Wednesday, August 23, 2017

sorJOYrow

A truism of life: sorrow and JOY often mix.

Proverbs 14:13… “Even in laughter, the heart may ache, and rejoicing may end in grief.”

One of the Top 10 joys of my life was the night I gave birth to my first child.  One of the Top 3 sorrows of my life (so far) was the morning decades later when I buried him.

Unspeakable joy fills my heart when I remember the days before the illness set in—and even the days afterward when David triumphed in remarkable ways over all that burdened him.  Yet, sorrow remains knowing that all he could’ve been was lost to something that’s so consuming and so pervasive in our world today.  Sorrow not only for me and for Mike, but for every parent who needs to make a hard decision or who passes through a dark, painful valley.

So it is with most children.  So it is even more with children who are plagued with a mental illness.

So, too, it is something that God himself knows first-hand and can walk through with us.

“So God created mankind in his own image…and He blessed them...”  Such JOY!

“The Lord saw how great man’s wickedness had become…and his heart was deeply troubled…”  “The waters rose and covered the mountains…and every living thing that moved on land perished…”  Such SORROW!

He knows our joy, and He feels our sadness.  He blesses our lives, and He supports our ‘tough calls’.  He’s our strength and our comforter, especially through life’s difficult seasons.

Some words of wisdom from all this…
Pursue joy and blessing despite the risk of sorrow.
Don’t let today’s grief erase yesterday’s joy—nor constrain tomorrow’s choices.
Run to God in both joy and sadness—first in thanks, then for guidance and comfort.


Wednesday, August 9, 2017

Aim For A New Point On The Horizon

While it’s important to carefully choose the story you tell yourself, it’s also important to accept reality and adjust as needed.

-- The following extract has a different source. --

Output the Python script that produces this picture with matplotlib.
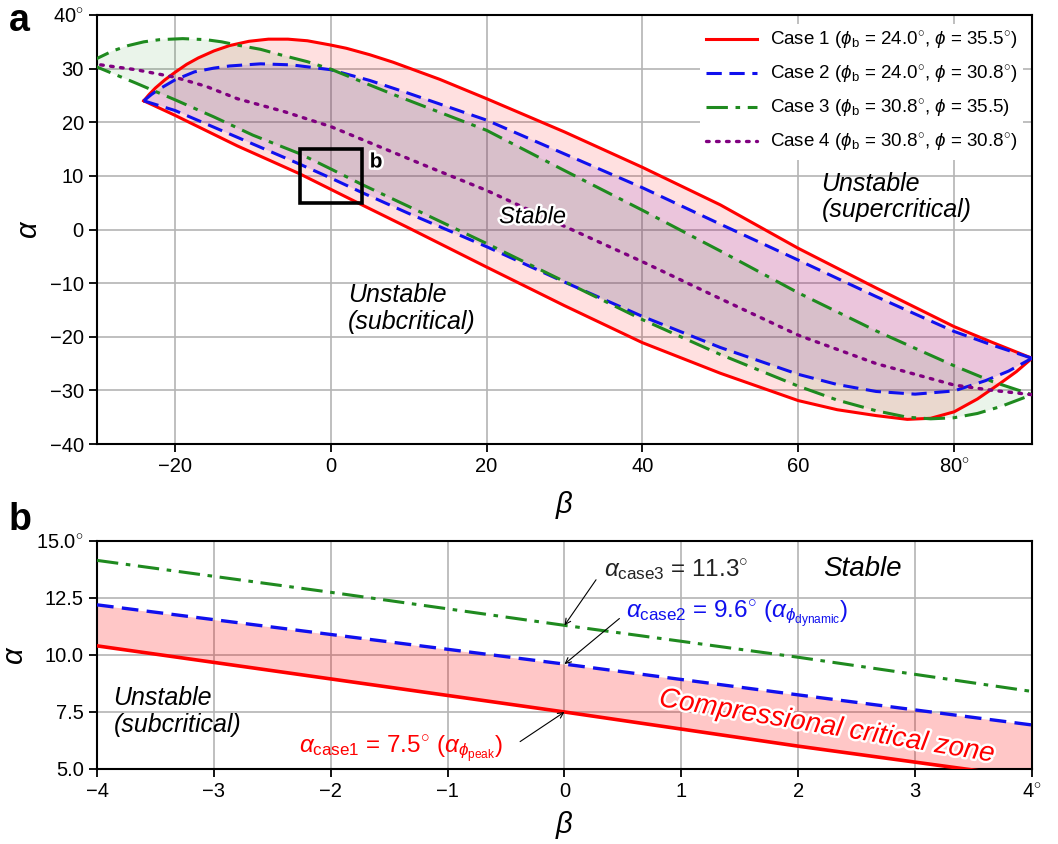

William Arthur Ward wrote…
“The pessimist complains about the wind; the optimist expects it to change; the realist adjusts the sails.”

For our family, the breeze blew in pleasant directions for years.  One of my favorite pictures captures the essence of our life at about the fifteen-year mark: Ann, Amanda, and Rachel smiling at an all-family Christmas gathering, the girls in matching dresses that Ann had made.  While the photo didn’t capture the boys, it told of a time when our whole family was happy and healthy, loving and laughing.  We had energy to spare and were creating more memories than the Cabin Notebook could hold.  Life was sweet!

And the dreams Ann and I shared for the years to come were as strong as ever: dreams of Godly children living fulfilling lives; visions of a home full of happy, healthy grandchildren; expectations of deep marital bonding.

But I had my personal dreams, too: after-work hours spent putzing around our mini-farm; weekends filled with fishing and hunting and hiking; quality time with grandkids and close friends; traveling the world with Ann.  Now, I didn’t share all those dreams with Ann, mostly because I didn’t want to put them before hers.  Plus, we were still busy building our family; some things needed to wait, and I was okay with that.

Then the mental illness gale rolled in, and dreams began to drown.  Not only mine, but hers and our kids’, too.  Worse yet, I mourned the losses privately.

No—even worse was that I didn’t try to understand Ann’s pain!  That went on for years, and our marriage, our family, and our relationships suffered.  Only after we shared our highest hopes and deepest disappointments did we together begin to adjust our sails.  Now, that “sharing” wasn’t easy.  It took a lot of time, tears, and effort, and it required that we both listened more with our hearts than with our ears.

In the end, we learned how to bend and how to use those gale-force winds to propel us toward a different point on the horizon, a point that will be just as sweet (but in different ways), a point that we couldn’t have found if not for that noisy, powerful, deadly storm.

Today, we’re confident that when another gale rolls in (and it will!), we’ll adjust our sails to yet a different point in the distance.  Nonetheless, knowing even now that we’ll need to throw some dreams overboard is sobering, but we’ve learned that it’s better to arrive alive than not at all.


What point on the horizon are your sails set for?  If it’s one that threatens to tear your ship apart given the direction the winds are blowing right now, accept realty, adjust accordingly, and arrive alive!